WILTON, N.D. — Paul Schauer was one of the first in Wilton to receive a volunteer emergency responder license plate.
"I think just about everybody on the squad took advantage of that opportunity," said the volunteer ambulance driver, who is also a Lutheran pastor.
North Dakota voters in 2018 approved a statutory initiative by 64% to provide volunteer firefighters and emergency medical personnel with red-colored license plates free of charge that grant admission to state parks.
Since it took effect on Dec. 6, more than 2,550 sets of plates have been distributed to qualified volunteers, according to the North Dakota Department of Transportation. Volunteers must apply for the plates.
Mandan Rural Fire Chief Lynn Gustin said 10 or 12 firefighters of his 32-member volunteer department have applied for and received plates since February or March.
Gustin said he supported Measure 4, viewing the special plates as an incentive and "good deal for first responders" with voters' approval. He said he may apply for a plate this fall, though his pickup has a personalized license plate.
Bismarck Rural Fire Chief Michael Voigt said his department encountered "a quandary" with the plates as the fire department includes paid, part-time employees who meet the state's volunteer definition.
"We don't want to basically create a situation where it looks like over here we're saying we're not volunteers for the purposes of all our payroll and everything that we do, but then we bend the rules over here and we say that we are volunteers because this law reads a certain way," Voigt said. "I just don't want to create that with the public."
He added his department will leave it to North Dakota lawmakers to adjust or clarify volunteer language in the 2021 legislative session. Lawmakers passed a bill in their 2019 legislative session to put criteria in definitions related to the plates, such as volunteers' membership and pay.
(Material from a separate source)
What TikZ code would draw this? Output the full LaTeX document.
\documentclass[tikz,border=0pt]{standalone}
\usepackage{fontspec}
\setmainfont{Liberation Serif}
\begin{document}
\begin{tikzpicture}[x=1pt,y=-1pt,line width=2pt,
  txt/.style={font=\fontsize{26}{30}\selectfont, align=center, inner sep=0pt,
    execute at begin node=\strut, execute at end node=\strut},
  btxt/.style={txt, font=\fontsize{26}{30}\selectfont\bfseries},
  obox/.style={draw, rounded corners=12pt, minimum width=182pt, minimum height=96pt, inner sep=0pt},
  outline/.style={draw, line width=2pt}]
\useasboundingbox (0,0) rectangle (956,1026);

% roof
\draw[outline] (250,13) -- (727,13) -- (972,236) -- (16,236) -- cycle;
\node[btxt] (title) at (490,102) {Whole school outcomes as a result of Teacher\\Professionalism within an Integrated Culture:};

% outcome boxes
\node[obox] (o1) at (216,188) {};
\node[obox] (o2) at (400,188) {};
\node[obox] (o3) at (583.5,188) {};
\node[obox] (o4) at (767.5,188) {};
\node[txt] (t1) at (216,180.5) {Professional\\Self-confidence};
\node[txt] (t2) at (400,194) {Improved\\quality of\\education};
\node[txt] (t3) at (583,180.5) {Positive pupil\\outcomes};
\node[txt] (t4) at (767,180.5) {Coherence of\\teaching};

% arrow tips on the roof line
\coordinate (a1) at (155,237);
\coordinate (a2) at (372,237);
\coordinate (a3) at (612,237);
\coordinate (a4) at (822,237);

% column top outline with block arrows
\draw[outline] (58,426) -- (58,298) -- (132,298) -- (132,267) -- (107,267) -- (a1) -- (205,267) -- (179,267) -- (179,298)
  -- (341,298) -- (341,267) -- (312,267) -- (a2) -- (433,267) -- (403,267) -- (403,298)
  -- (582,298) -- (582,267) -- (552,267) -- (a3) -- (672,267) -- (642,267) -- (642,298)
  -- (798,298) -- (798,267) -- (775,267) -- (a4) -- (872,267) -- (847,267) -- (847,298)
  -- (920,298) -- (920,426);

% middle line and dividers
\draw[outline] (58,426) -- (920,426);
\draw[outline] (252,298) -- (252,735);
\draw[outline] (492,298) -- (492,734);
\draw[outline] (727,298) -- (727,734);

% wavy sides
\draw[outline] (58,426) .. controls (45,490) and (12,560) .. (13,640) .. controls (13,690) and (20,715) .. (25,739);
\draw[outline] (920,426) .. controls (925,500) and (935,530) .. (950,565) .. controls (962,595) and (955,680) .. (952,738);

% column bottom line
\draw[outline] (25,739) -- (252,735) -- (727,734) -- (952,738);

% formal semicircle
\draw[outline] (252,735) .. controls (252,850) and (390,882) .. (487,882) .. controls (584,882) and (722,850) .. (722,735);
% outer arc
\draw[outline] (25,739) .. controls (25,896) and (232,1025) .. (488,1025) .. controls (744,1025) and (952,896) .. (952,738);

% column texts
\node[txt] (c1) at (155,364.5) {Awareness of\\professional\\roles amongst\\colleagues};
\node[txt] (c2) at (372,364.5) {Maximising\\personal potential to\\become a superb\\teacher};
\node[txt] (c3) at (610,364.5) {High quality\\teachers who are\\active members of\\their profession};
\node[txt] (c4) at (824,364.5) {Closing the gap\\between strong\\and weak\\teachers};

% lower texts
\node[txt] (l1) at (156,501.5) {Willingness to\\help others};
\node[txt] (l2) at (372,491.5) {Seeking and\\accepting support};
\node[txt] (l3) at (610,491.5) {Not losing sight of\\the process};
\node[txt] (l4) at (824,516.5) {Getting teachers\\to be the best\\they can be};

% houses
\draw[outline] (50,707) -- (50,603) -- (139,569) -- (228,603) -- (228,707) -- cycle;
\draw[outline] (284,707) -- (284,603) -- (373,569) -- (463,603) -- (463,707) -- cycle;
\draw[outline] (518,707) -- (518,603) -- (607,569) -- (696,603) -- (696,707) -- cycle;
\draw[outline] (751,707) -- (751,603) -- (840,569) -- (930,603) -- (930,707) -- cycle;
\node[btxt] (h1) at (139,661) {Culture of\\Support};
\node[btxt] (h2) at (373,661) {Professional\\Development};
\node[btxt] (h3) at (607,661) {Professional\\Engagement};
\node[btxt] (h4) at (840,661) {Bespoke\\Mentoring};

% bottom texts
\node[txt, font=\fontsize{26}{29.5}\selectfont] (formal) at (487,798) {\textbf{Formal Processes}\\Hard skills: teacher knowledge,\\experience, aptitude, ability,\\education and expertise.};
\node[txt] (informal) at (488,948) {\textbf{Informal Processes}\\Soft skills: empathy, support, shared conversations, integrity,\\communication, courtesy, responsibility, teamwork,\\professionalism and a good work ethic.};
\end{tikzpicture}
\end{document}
Since early May, Dan Schelske, park manager of Fort Abraham Lincoln State Park, said he’s seen about six of the license plates at the park south of Mandan.
License plates are something he takes notice of as visitors from other states frequent the park. He's also seen the red plates around Bismarck-Mandan.
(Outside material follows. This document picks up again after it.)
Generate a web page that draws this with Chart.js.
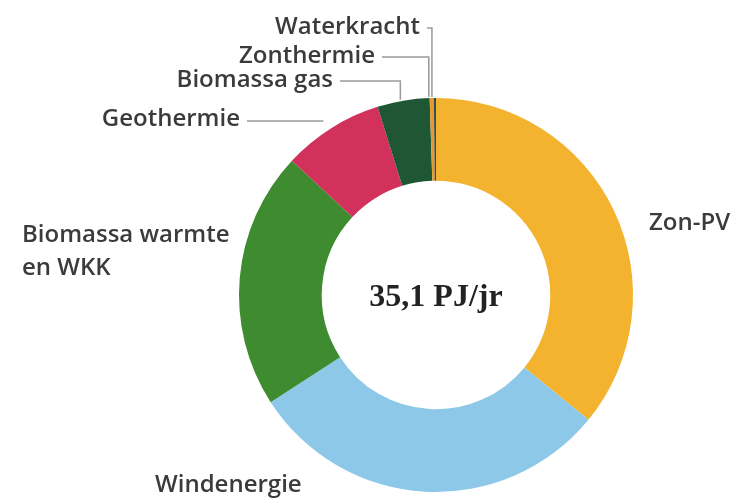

"There's a few floating around. They're really easy to spot," Schelske said.
Schauer said he was neutral on Measure 4 but applied for plates "just to see how it worked." He received his plates in January and affixed them to his pickup.
Some Wilton ambulance volunteers didn't apply for plates due to their "additional burden to taxpayers" and easy identification, he added. Schauer said he had wondered if the plates' visibility would make responders "a target" in some instances, such as an active shooter.
"Those red plates do stick out," he said, but also called them "a nice gesture," especially for volunteers who log many hours on call.
NDDOT in 2018 estimated a combined 10-year revenue loss to the highway tax distribution fund and state parks of about $17.7 million for Measure 4's fiscal impact.
About 11,000 people serve volunteer fire departments and ambulance services in North Dakota.